Some public housing authorities don’t seem to be tackling bed bugs as aggressively as they should.
Many public housing agencies (like other landlords) only treat units as residents report them infested, neglecting to inspect adjacent attached units. It’s not surprising that many infestations continue a year or more after the initial treatment.
Other public housing agencies leave bed bug inspections to apparently inexperienced building managers rather than enlisting experienced professionals, and some lack basic education about the pests, blaming tenants for the presence of bed bugs, and erroneously linking infestations to cleanliness of tenants’ homes.
Yesterday The Patriot-News reported that the Harrisburg (PA) Housing Authority seems to be reacting more aggressively than many public housing authorities:
The Harrisburg Housing Authority is dealing with regular bed bug uprisings. Before 2006, the problem was nonexistent, said LeRoy Robinson, an assistant to the authority’s executive director. The most intense problems have been at Morrison Towers, a 12-story high-rise for seniors on Chestnut Street.
Authority officials received a complaint from a resident about two months ago. The authority had the unit sprayed. But after another 10 or so complaints of bedbugs, they decided to spray the entire building.
To prevent a comeback, they now spray parts of the building twice a month, Robinson said. Treating all 12 floors costs $12,000. “It’s an expensive proposition, but you have to do it,” Robinson said.
It took two months and ten complaints before they treated the whole building. Perhaps they could have responded more swiftly, but this is more aggressive than many of the cases cited above.
Of course, one spraying, even of the whole building, is unlikely to suffice. Traditional treatments don’t kill bed bug eggs, which will hatch in 10-14 days after treatment. Any units with bed bugs need to be retreated at 10-14 day intervals until all bed bugs are gone and there are no further bites. And since many do not react to bed bug bites, whether bed bugs are gone can be hard to assess.
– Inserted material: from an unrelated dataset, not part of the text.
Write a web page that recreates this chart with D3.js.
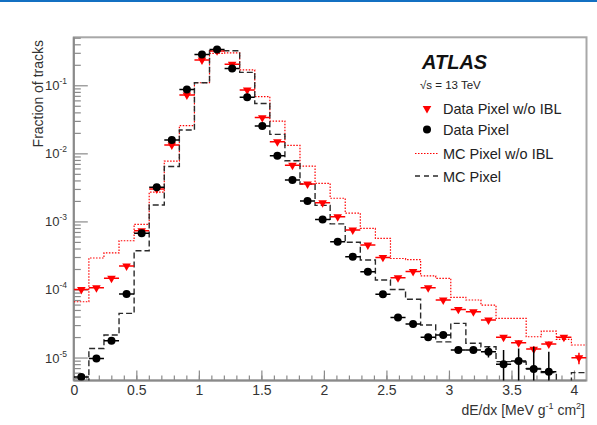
<!DOCTYPE html>
<html><head><meta charset="utf-8">
<script src="https://cdn.jsdelivr.net/npm/d3@7"></script>
<style>
html,body{margin:0;padding:0;background:#fff;}
svg{display:block;font-family:"Liberation Sans",Arial,Helvetica,sans-serif;}
</style></head><body>
<svg id="chart" width="597" height="425"></svg>
<script>
// dE/dx distributions: 34 equal bins spanning [0, 4.1] MeV g^-1 cm^2
const xMin = 0, xMax = 4.1, nBins = 34;
const yMin = 4.6e-6, yMax = 0.507;
const xTickLabels = ["0", "0.5", "1", "1.5", "2", "2.5", "3", "3.5", "4"];
const yTickExponents = [-5, -4, -3, -2, -1];

const seriesNames = ["Data Pixel w/o IBL", "Data Pixel", "MC Pixel w/o IBL", "MC Pixel"];

// Data, Pixel without IBL (red triangles)
const dataPixelNoIBL = [1.0e-4, 1.06e-4, 1.46e-4, 2.21e-4, 7.3e-4, 3.0e-3, 0.0133, 0.072, 0.235, 0.32,
  0.204, 0.085, 0.0335, 0.0148, 6.7e-3, 3.55e-3, 1.88e-3, 1.17e-3, 7.46e-4, 4.5e-4,
  2.96e-4, 1.49e-4, 1.84e-4, 1.06e-4, 7.0e-5, 5.1e-5, 4.7e-5, 3.56e-5, 1.98e-5, 1.65e-5,
  1.33e-5, 1.58e-5, 1.98e-5, 9.9e-6];
const dataPixelNoIBLErr = [0, 0, 0, 0, 0, 0, 0, 0, 0, 0,
  0, 0, 0, 0, 0, 0, 0, 0, 0, 0,
  0, 0, 0, 0, 0, 0, 0, 0, 1.5e-6, 1.4e-6,
  1.3e-6, 1.4e-6, 1.6e-6, 1.9e-6];

// Data, full Pixel detector (black circles)
const dataPixel = [5.2e-6, 9.7e-6, 1.77e-5, 8.6e-5, 6.7e-4, 3.17e-3, 0.0157, 0.087, 0.284, 0.335,
  0.176, 0.0667, 0.0252, 9.25e-3, 4.06e-3, 2.0e-3, 1.07e-3, 5.04e-4, 3.03e-4, 1.82e-4,
  8.5e-5, 3.87e-5, 3.1e-5, 1.98e-5, 2.14e-5, 1.29e-5, 1.29e-5, 1.22e-5, 8.0e-6, 8.9e-6,
  6.8e-6, 6.2e-6, null, null];
const dataPixelErr = [0, 0, 0, 0, 0, 0, 0, 0, 0, 0,
  0, 0, 0, 0, 0, 0, 0, 0, 0, 0,
  0, 0, 0, 0, 0, 0, 0, 2.2e-6, 4.9e-6, 4.7e-6,
  7.6e-6, 6.0e-6, 0, 0];

// Simulation, Pixel without IBL (red dotted)
const mcPixelNoIBL = [6.6e-5, 2.9e-4, 3.45e-4, 5.2e-4, 9.06e-4, 2.7e-3, 7.7e-3, 0.0255, 0.109, 0.295,
  0.30, 0.168, 0.068, 0.0298, 0.0131, 6.5e-3, 3.63e-3, 2.19e-3, 1.32e-3, 7.9e-4,
  5.65e-4, 2.85e-4, 2.75e-4, 1.58e-4, 1.46e-4, 7.66e-5, 7.0e-5, 5.9e-5, 3.77e-5, 3.77e-5,
  2.02e-5, 2.45e-5, 1.85e-5, 1.53e-5];

// Simulation, full Pixel detector (black dashed)
const mcPixel = [2e-6, 1.36e-5, 2.14e-5, 4.45e-5, 3.7e-4, 1.74e-3, 6.4e-3, 0.022, 0.109, 0.322,
  0.322, 0.155, 0.054, 0.019, 7.8e-3, 3.55e-3, 1.72e-3, 9.2e-4, 4.93e-4, 2.71e-4,
  1.38e-4, 1.0e-4, 7.2e-5, 3.0e-5, 1.7e-5, 3.18e-5, 1.62e-5, 1.44e-5, 8.7e-6, 8.6e-6,
  6.9e-6, 6.0e-6, 4e-6, 6e-6];

const RED = "#ff0000", BLACK = "#000000", MCBLACK = "#2a2a2a";
const AXIS = "#8a8a8a", TEXT = "#333333";

const svg = d3.select("#chart");
const plot = {left: 73.8, right: 586.5, top: 37.3, bottom: 380.5};

const x = d3.scaleLinear().domain([xMin, xMax]).range([plot.left, plot.right]);
const y = d3.scaleLog().domain([yMin, yMax]).range([plot.bottom, plot.top]);

const binW = (xMax - xMin) / nBins;
const edges = d3.range(nBins + 1).map(i => xMin + i * binW);
const centers = d3.range(nBins).map(i => xMin + (i + 0.5) * binW);

// header rule
svg.append("rect").attr("x", 0).attr("y", 0).attr("width", 597).attr("height", 2).attr("fill", "#1370c2");

svg.append("defs").append("clipPath").attr("id", "plotclip")
  .append("rect").attr("x", plot.left).attr("y", plot.top)
  .attr("width", plot.right - plot.left).attr("height", plot.bottom - plot.top);

// frame
svg.append("rect").attr("x", plot.left).attr("y", plot.top)
  .attr("width", plot.right - plot.left).attr("height", plot.bottom - plot.top)
  .attr("fill", "none").attr("stroke", "#a8a8a8").attr("stroke-width", 2);

// x axis: major ticks every 0.5, minor every 0.1, drawn inward
const xMajor = xTickLabels.map(Number);
const xMinor = d3.range(0, 41).map(i => i / 10).filter(v => v <= xMax);
const gxMinor = svg.append("g").attr("transform", `translate(0,${plot.bottom})`)
  .call(d3.axisBottom(x).tickValues(xMinor).tickSize(-5).tickSizeOuter(0).tickFormat(""));
const gx = svg.append("g").attr("transform", `translate(0,${plot.bottom})`)
  .call(d3.axisBottom(x).tickValues(xMajor).tickSize(-10).tickSizeOuter(0).tickPadding(5)
    .tickFormat((d, i) => xTickLabels[i]));
[gxMinor, gx].forEach(g => {
  g.select(".domain").remove();
  g.selectAll("line").attr("stroke", AXIS).attr("stroke-width", 1.2);
});
gx.selectAll("text").attr("fill", TEXT).attr("font-size", 14).attr("font-family", null);

// y axis (log): decades labelled, 2..9 minor ticks
const yMajor = yTickExponents.map(e => Math.pow(10, e));
const yMinor = [];
for (let e = -6; e <= 0; e++) for (let m = 2; m <= 9; m++) {
  const v = m * Math.pow(10, e);
  if (v >= yMin && v <= yMax) yMinor.push(v);
}
const gyMinor = svg.append("g").attr("transform", `translate(${plot.left},0)`)
  .call(d3.axisLeft(y).tickValues(yMinor).tickSize(-7).tickSizeOuter(0).tickFormat(""));
const gy = svg.append("g").attr("transform", `translate(${plot.left},0)`)
  .call(d3.axisLeft(y).tickValues(yMajor).tickSize(-14).tickSizeOuter(0).tickFormat(""));
[gyMinor, gy].forEach(g => {
  g.select(".domain").remove();
  g.selectAll("line").attr("stroke", AXIS).attr("stroke-width", 1.2);
});
const yLab = svg.append("g").attr("fill", TEXT);
yTickExponents.forEach(e => {
  const t = yLab.append("text").attr("x", 67).attr("y", y(Math.pow(10, e)) + 5)
    .attr("text-anchor", "end").attr("font-size", 13);
  t.append("tspan").text("10");
  t.append("tspan").attr("font-size", 8.5).attr("dy", -6).text("-" + Math.abs(e));
});

// left and bottom axis lines
svg.append("line").attr("x1", plot.left).attr("x2", plot.left).attr("y1", plot.top).attr("y2", plot.bottom)
  .attr("stroke", AXIS).attr("stroke-width", 2);
svg.append("line").attr("x1", plot.left).attr("x2", plot.right).attr("y1", plot.bottom).attr("y2", plot.bottom)
  .attr("stroke", AXIS).attr("stroke-width", 2);

// axis titles
svg.append("text").attr("transform", "translate(43,40) rotate(-90)")
  .attr("text-anchor", "end").attr("font-size", 14).attr("fill", TEXT).text("Fraction of tracks");

const xt = svg.append("text").attr("x", 585).attr("y", 415).attr("text-anchor", "end")
  .attr("font-size", 14).attr("fill", TEXT);
xt.append("tspan").text("dE/dx [MeV g");
xt.append("tspan").attr("font-size", 9).attr("dy", -6).text("-1");
xt.append("tspan").attr("dy", 6).text(" cm");
xt.append("tspan").attr("font-size", 9).attr("dy", -6).text("2");
xt.append("tspan").attr("dy", 6).text("]");

// histograms
const plotG = svg.append("g").attr("clip-path", "url(#plotclip)");
const step = d3.line().x(d => x(d[0])).y(d => y(d[1])).curve(d3.curveStepAfter);
function stepPoints(vals) {
  const pts = vals.map((v, i) => [edges[i], v]);
  pts.push([edges[nBins], vals[nBins - 1]]);
  return pts;
}
plotG.append("path").attr("d", step(stepPoints(mcPixelNoIBL)))
  .attr("fill", "none").attr("stroke", RED).attr("stroke-width", 1.2).attr("stroke-dasharray", "1.5,1.5");
plotG.append("path").attr("d", step(stepPoints(mcPixel)))
  .attr("fill", "none").attr("stroke", MCBLACK).attr("stroke-width", 1.4).attr("stroke-dasharray", "6,3");

// data points with error bars
function drawPoints(vals, errs, color, marker) {
  const g = plotG.append("g");
  vals.forEach((v, i) => {
    if (v == null) return;
    const cy = y(v);
    g.append("line").attr("x1", x(edges[i])).attr("x2", x(edges[i + 1])).attr("y1", cy).attr("y2", cy)
      .attr("stroke", color).attr("stroke-width", 1.5);
    if (errs[i] > 0) {
      const lo = Math.max(v - errs[i], 1e-9);
      g.append("line").attr("x1", x(centers[i])).attr("x2", x(centers[i]))
        .attr("y1", y(v + errs[i])).attr("y2", y(lo))
        .attr("stroke", color).attr("stroke-width", 1.5);
    }
  });
  vals.forEach((v, i) => {
    if (v == null) return;
    marker(g, x(centers[i]), y(v));
  });
}
const triangle = d3.symbol().type(d3.symbolTriangle).size(32);
const triMarker = (g, cx, cy) => g.append("path").attr("d", triangle())
  .attr("transform", `translate(${cx},${cy}) rotate(180)`).attr("fill", RED);
const dotMarker = (g, cx, cy) => g.append("circle").attr("cx", cx).attr("cy", cy).attr("r", 4).attr("fill", BLACK);

drawPoints(dataPixelNoIBL, dataPixelNoIBLErr, RED, triMarker);
drawPoints(dataPixel, dataPixelErr, BLACK, dotMarker);

// legend
const lg = svg.append("g");
lg.append("text").attr("x", 422).attr("y", 69).attr("font-size", 20).attr("font-weight", "bold")
  .attr("font-style", "italic").attr("fill", "#111").text("ATLAS");
lg.append("text").attr("x", 420).attr("y", 88.5).attr("font-size", 11.5).attr("fill", "#222").text("\u221As = 13 TeV");
const rows = [114, 135, 159, 181.5];
seriesNames.forEach((name, i) => {
  lg.append("text").attr("x", 443).attr("y", rows[i]).attr("font-size", 14.5).attr("fill", "#222").text(name);
});
triMarker(lg, 427, rows[0] - 5.5);
dotMarker(lg, 427, rows[1] - 5.5);
lg.append("line").attr("x1", 415).attr("x2", 438).attr("y1", rows[2] - 5.5).attr("y2", rows[2] - 5.5)
  .attr("stroke", RED).attr("stroke-width", 1.2).attr("stroke-dasharray", "1.5,1.5");
lg.append("line").attr("x1", 415).attr("x2", 438).attr("y1", rows[3] - 5.5).attr("y2", rows[3] - 5.5)
  .attr("stroke", MCBLACK).attr("stroke-width", 1.4).attr("stroke-dasharray", "5,4");
</script>
</body></html>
Regular follow-up inspections and treatments are vital, since tenants may be continually exposed to the same bed bugs originally brought in. Staff and tenants need education about how to prevent such reinfestations.
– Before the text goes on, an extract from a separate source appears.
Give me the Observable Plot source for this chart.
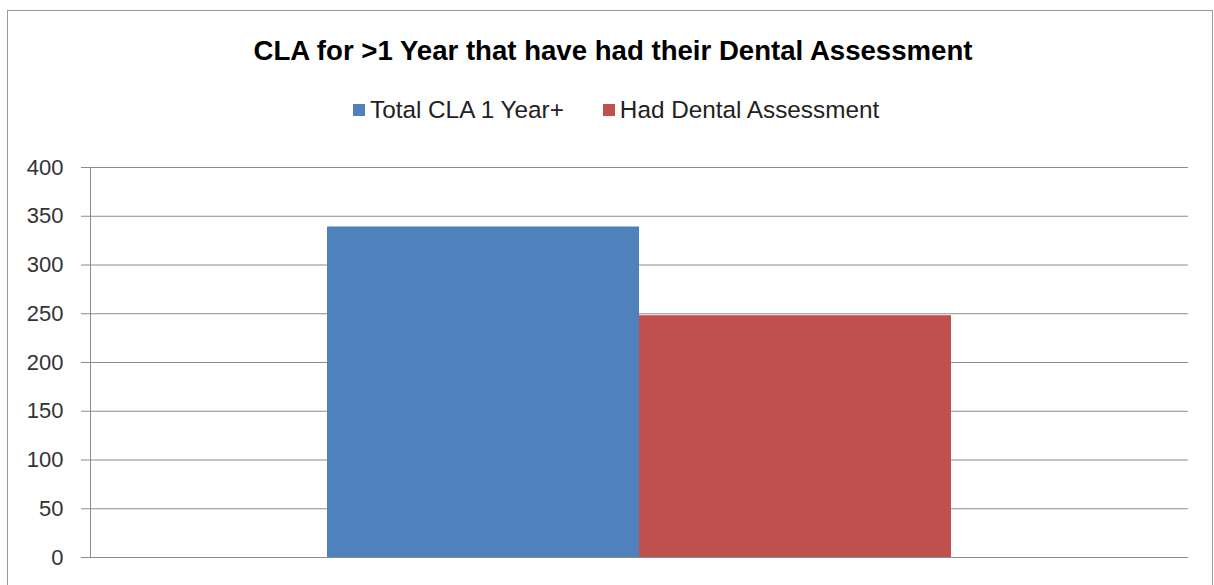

Public Housing Authorities would do well to consider the aggressive approach being taken by Toronto Community Housing, in refurbishing public housing units (sealing cracks is just one focus), setting treatment standards and response times for pest control vendors, and developing enterprise initiatives that hire and train residents to work as expert bed bug pest control technicians.
As voters and taxpaying citizens, we should all take an interest in the way our local public housing authorities respond to complaints of bed bugs, and pressure public officials to improve these responses.